Blues has a tendency to shy away from complex chord progressions. Muddy Waters himself was guilty of falling into the same blues-riff-on-a-loop trap; it’s a traditional characteristic. David King does what a lot of modern blues artists struggle to do. He makes complex chord progressions work in the blues format. These songs aren’t the same thing on a loop, there are breaks, bridges and different choruses. All this helps make these tracks blues and unboring.
Throughout the album, and particularly from Drunk For You onward, there are some similarities between David King and Hugh Laurie’s steps into the blues world. Piano bouncing, well crafted tracks, but sang with the conviction of Son House or Blind Melon Jefferson. King’s accent shines through more than Laurie’s, which is a nice touch. It makes these tracks all these more relatable and believable. They don’t feel like fiction, whether they are or not.
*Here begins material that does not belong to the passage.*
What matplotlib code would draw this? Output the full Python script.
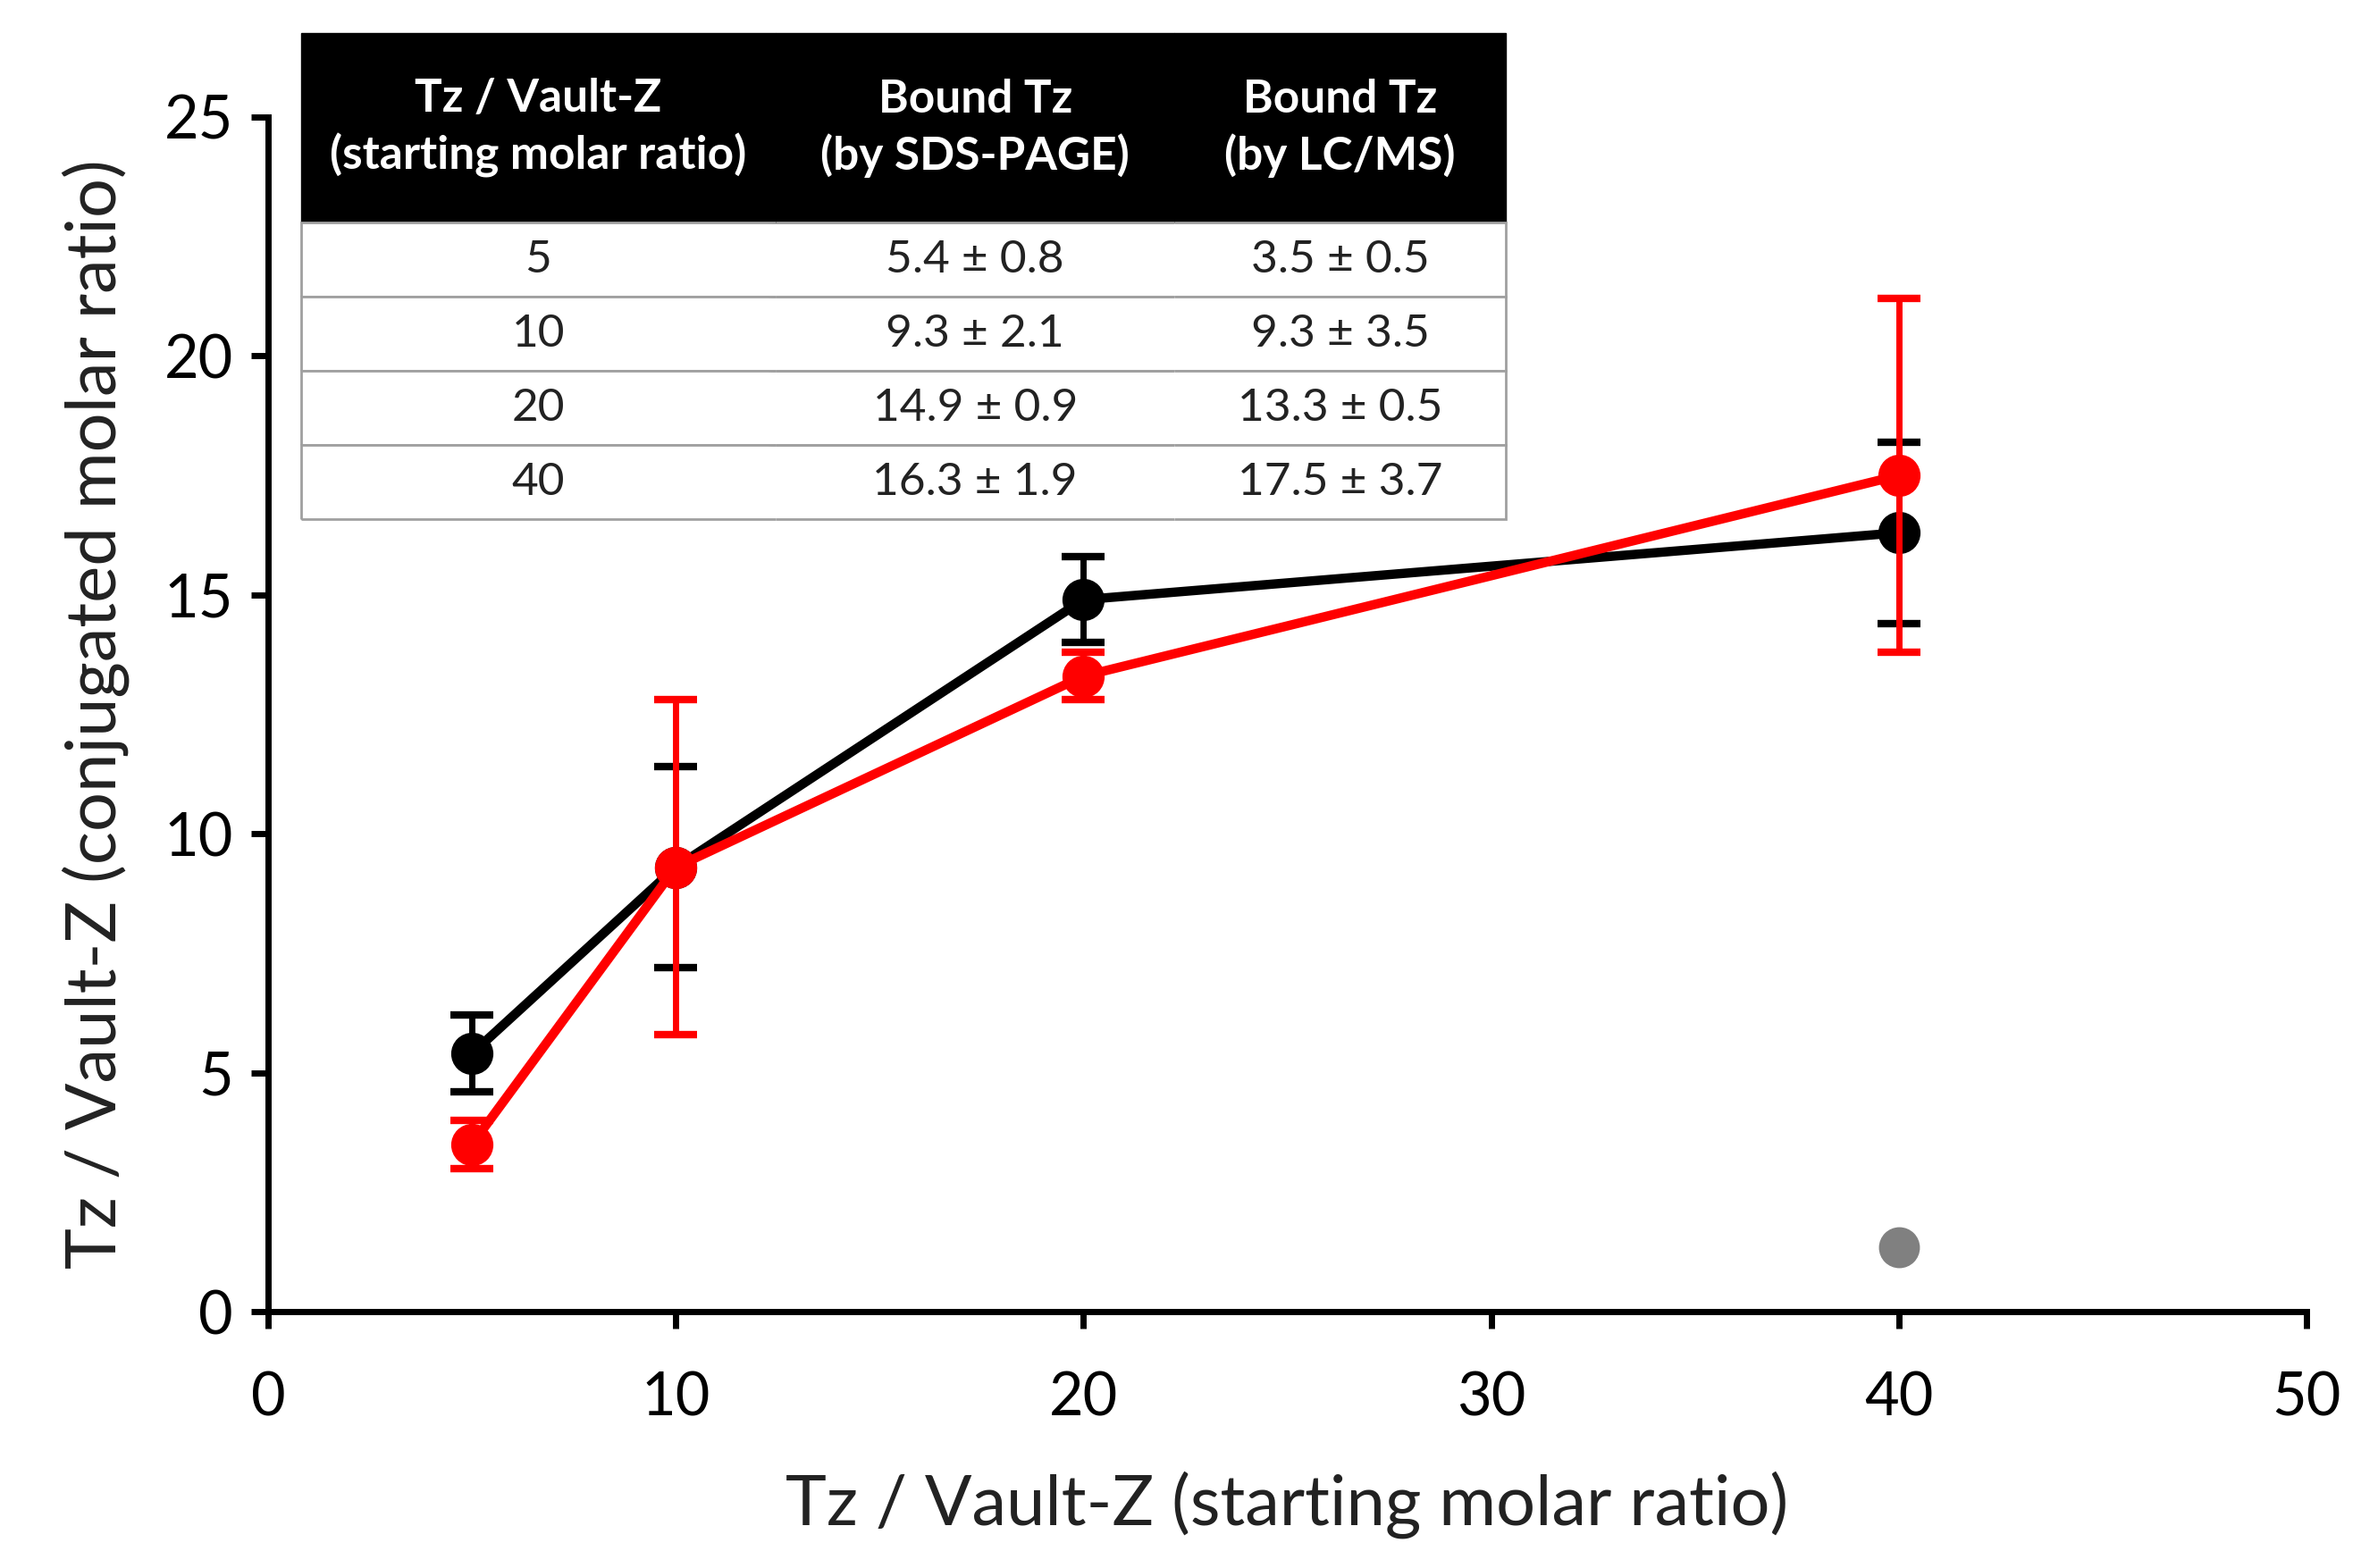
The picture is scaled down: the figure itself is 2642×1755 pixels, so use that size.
import numpy as np
import matplotlib.pyplot as plt

plt.rcParams['font.family'] = ['Lato', 'DejaVu Sans']

# data
ratio = [5, 10, 20, 40]
sdsMean = [5.4, 9.3, 14.9, 16.3]
sdsErr = [0.8, 2.1, 0.9, 1.9]
lcmsMean = [3.5, 9.3, 13.3, 17.5]
lcmsErr = [0.5, 3.5, 0.5, 3.7]
greyX = [40]
greyY = [1.35]

tableHeader = ['Tz / Vault-Z\n(starting molar ratio)', 'Bound Tz\n(by SDS-PAGE)', 'Bound Tz\n(by LC/MS)']
tableRows = [['5', '5.4 ± 0.8', '3.5 ± 0.5'],
             ['10', '9.3 ± 2.1', '9.3 ± 3.5'],
             ['20', '14.9 ± 0.9', '13.3 ± 0.5'],
             ['40', '16.3 ± 1.9', '17.5 ± 3.7']]

W, H = 2642, 1755
fig = plt.figure(figsize=(W/100, H/100), dpi=100)
ax = fig.add_axes([300/W, 1-1468/H, (2581-300)/W, (1468-131)/H])

ax.errorbar(ratio, sdsMean, yerr=sdsErr, color='k', lw=7.5, marker='o', ms=33,
            elinewidth=5, capsize=17, capthick=6, zorder=3)
ax.errorbar(ratio, lcmsMean, yerr=lcmsErr, color='#ff0000', lw=7.5, marker='o', ms=33,
            elinewidth=5, capsize=17, capthick=6, zorder=4)
ax.plot(greyX, greyY, 'o', color='#808080', ms=32, zorder=2)

ax.set_xlim(0, 50)
ax.set_ylim(0, 25)
ax.set_xticks([0, 10, 20, 30, 40, 50])
ax.set_yticks([0, 5, 10, 15, 20, 25])
for s in ['top', 'right']:
    ax.spines[s].set_visible(False)
for s in ['left', 'bottom']:
    ax.spines[s].set_linewidth(5)
ax.spines['bottom'].set_clip_on(False)
ax.tick_params(direction='out', length=14, width=5, labelsize=48, colors='#000000', pad=14)
ax.tick_params(axis='x', pad=34)
ax.set_xlabel('Tz / Vault-Z (starting molar ratio)', fontsize=56, labelpad=36, color='#222222')
ax.set_ylabel('Tz / Vault-Z (conjugated molar ratio)', fontsize=56, labelpad=28, color='#222222')

# inset table
tax = fig.add_axes([337/W, 1-581/H, (1685-337)/W, (581-37)/H])
tax.axis('off')
tbl = tax.table(cellText=[tableHeader] + tableRows, cellLoc='center',
                colWidths=[0.394, 0.331, 0.275], bbox=[0, 0, 1, 1])
tbl.auto_set_font_size(False)
hdr = 0.39
bodyH = (1 - hdr) / 4
for (r, c), cell in tbl.get_celld().items():
    if r == 0:
        cell.set_height(hdr)
        cell.set_facecolor('black')
        cell.set_edgecolor('black')
        cell.get_text().set_color('white')
        cell.get_text().set_fontweight('bold')
        cell.get_text().set_fontsize(37)
        cell.get_text().set_linespacing(1.35)
        cell.visible_edges = 'closed'
    else:
        cell.set_height(bodyH)
        cell.set_edgecolor('#a0a0a0')
        cell.set_linewidth(2)
        cell.get_text().set_fontsize(37)
        cell.get_text().set_color('#222222')
        if c == 0:
            cell.visible_edges = 'LTB'
        elif c == 2:
            cell.visible_edges = 'RTB'
        else:
            cell.visible_edges = 'TB'

fig.savefig('out.png', dpi=100)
Out At The River reminds me of Mississippi John Hurt. The intricate guitar is played with some mistakes, sacrificing technique for passion like the blues grandfathers did. The song is a nice lull after the hectic opening tracks. It calms the ears after the full band openers. House Devil Street Angel brings things back up again, throwing back to the Black Keys influences. The distorted backing vocals and harmonica are great, but not as good as the layering in the chorus. Strong but not overpowering guitars play with subtle but noticeable harmonies.
The album dips off from here, taken an acoustic approach. Live in a Daydream would fit perfectly on the soundtrack to O Brother Where Art Thou?, while No Accolade reminds me of a New Orleans bar.
The title track is an interesting one to end on. It’s probably the slowest and quietest, a little disappointing as a bookend, though it does build up to a nice crescendo, bringing in the band again. Unfortunately the momentum of the album is almost lost by then. That said, it’s still a fantastic song, with some nice guitar work and gentle piano. David’s voice, while not the best range, sits perfectly on top of the instrumentation. It’s worthy of being the title track.
For fans of The Black Keys, this album is going to satisfy your every need. For BB King or Howlin’ Wolf fans, it might be a little modern for you, but there are definitely highlights for you to sink your teeth into. As far as debut albums go, this is one of the strongest I’ve heard in a while.